======== Listed entries
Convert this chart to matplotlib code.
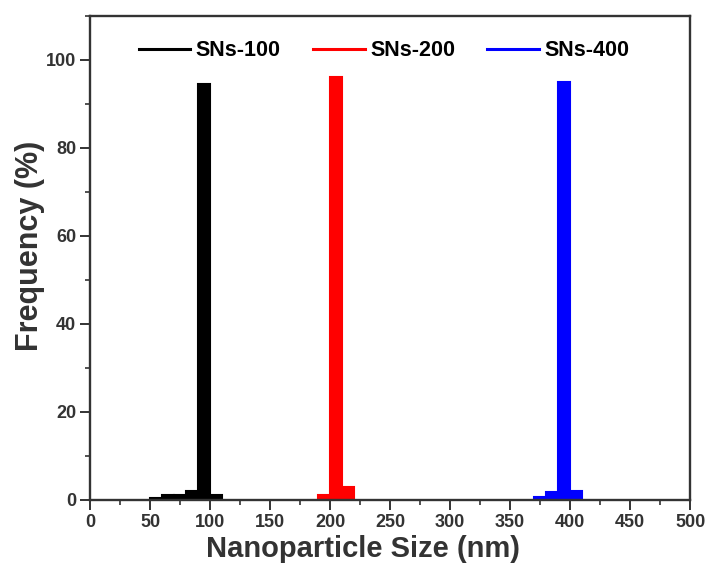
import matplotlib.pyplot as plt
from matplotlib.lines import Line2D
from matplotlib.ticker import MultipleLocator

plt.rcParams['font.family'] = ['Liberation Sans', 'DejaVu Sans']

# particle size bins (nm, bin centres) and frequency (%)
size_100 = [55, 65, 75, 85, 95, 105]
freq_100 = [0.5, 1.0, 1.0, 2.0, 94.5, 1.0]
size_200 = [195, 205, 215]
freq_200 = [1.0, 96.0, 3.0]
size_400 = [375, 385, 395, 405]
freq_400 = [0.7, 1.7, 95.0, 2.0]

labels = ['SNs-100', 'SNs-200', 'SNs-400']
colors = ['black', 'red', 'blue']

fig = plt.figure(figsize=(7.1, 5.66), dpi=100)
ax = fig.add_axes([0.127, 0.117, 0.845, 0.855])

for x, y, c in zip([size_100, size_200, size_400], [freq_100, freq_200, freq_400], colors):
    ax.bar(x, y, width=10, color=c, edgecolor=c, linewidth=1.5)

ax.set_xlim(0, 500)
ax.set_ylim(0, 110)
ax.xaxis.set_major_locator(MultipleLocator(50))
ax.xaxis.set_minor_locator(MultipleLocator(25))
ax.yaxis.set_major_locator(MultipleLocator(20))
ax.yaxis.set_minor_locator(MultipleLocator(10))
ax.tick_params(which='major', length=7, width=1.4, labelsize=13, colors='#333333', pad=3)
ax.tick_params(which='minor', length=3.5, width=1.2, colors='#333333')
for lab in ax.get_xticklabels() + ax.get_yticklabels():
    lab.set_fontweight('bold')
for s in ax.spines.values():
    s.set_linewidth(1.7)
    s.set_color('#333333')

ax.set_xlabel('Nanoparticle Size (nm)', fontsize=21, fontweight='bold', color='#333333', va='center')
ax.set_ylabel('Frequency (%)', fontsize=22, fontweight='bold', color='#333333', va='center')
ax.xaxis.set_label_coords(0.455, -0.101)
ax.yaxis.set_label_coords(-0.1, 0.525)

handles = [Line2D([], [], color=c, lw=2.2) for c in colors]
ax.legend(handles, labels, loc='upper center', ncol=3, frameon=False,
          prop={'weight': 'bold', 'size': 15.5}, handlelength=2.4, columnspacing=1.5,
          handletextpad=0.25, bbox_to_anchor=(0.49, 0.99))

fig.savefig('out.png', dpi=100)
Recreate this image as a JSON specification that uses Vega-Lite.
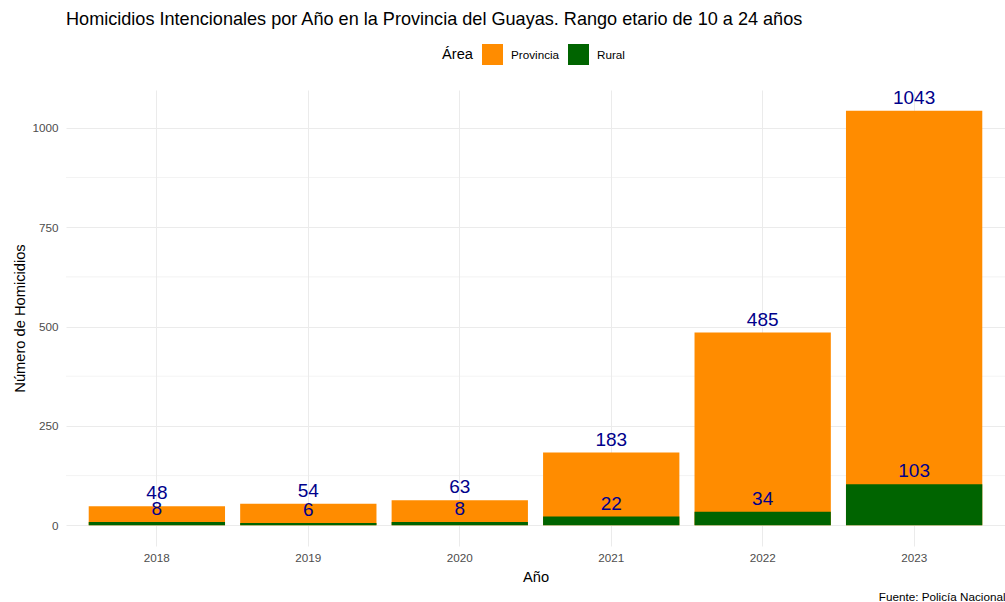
================
→ **Given instruction**: Please restate the material above line by line, exactly, beginning at its first line and ending with the line that contains "ax = fig.add_axes([0.127, 0.117, 0.845, 0.855])", without any pictures.

→ **Output of the exercise**:
Convert this chart to matplotlib code.
import matplotlib.pyplot as plt
from matplotlib.lines import Line2D
from matplotlib.ticker import MultipleLocator

plt.rcParams['font.family'] = ['Liberation Sans', 'DejaVu Sans']

# particle size bins (nm, bin centres) and frequency (%)
size_100 = [55, 65, 75, 85, 95, 105]
freq_100 = [0.5, 1.0, 1.0, 2.0, 94.5, 1.0]
size_200 = [195, 205, 215]
freq_200 = [1.0, 96.0, 3.0]
size_400 = [375, 385, 395, 405]
freq_400 = [0.7, 1.7, 95.0, 2.0]

labels = ['SNs-100', 'SNs-200', 'SNs-400']
colors = ['black', 'red', 'blue']

fig = plt.figure(figsize=(7.1, 5.66), dpi=100)
ax = fig.add_axes([0.127, 0.117, 0.845, 0.855])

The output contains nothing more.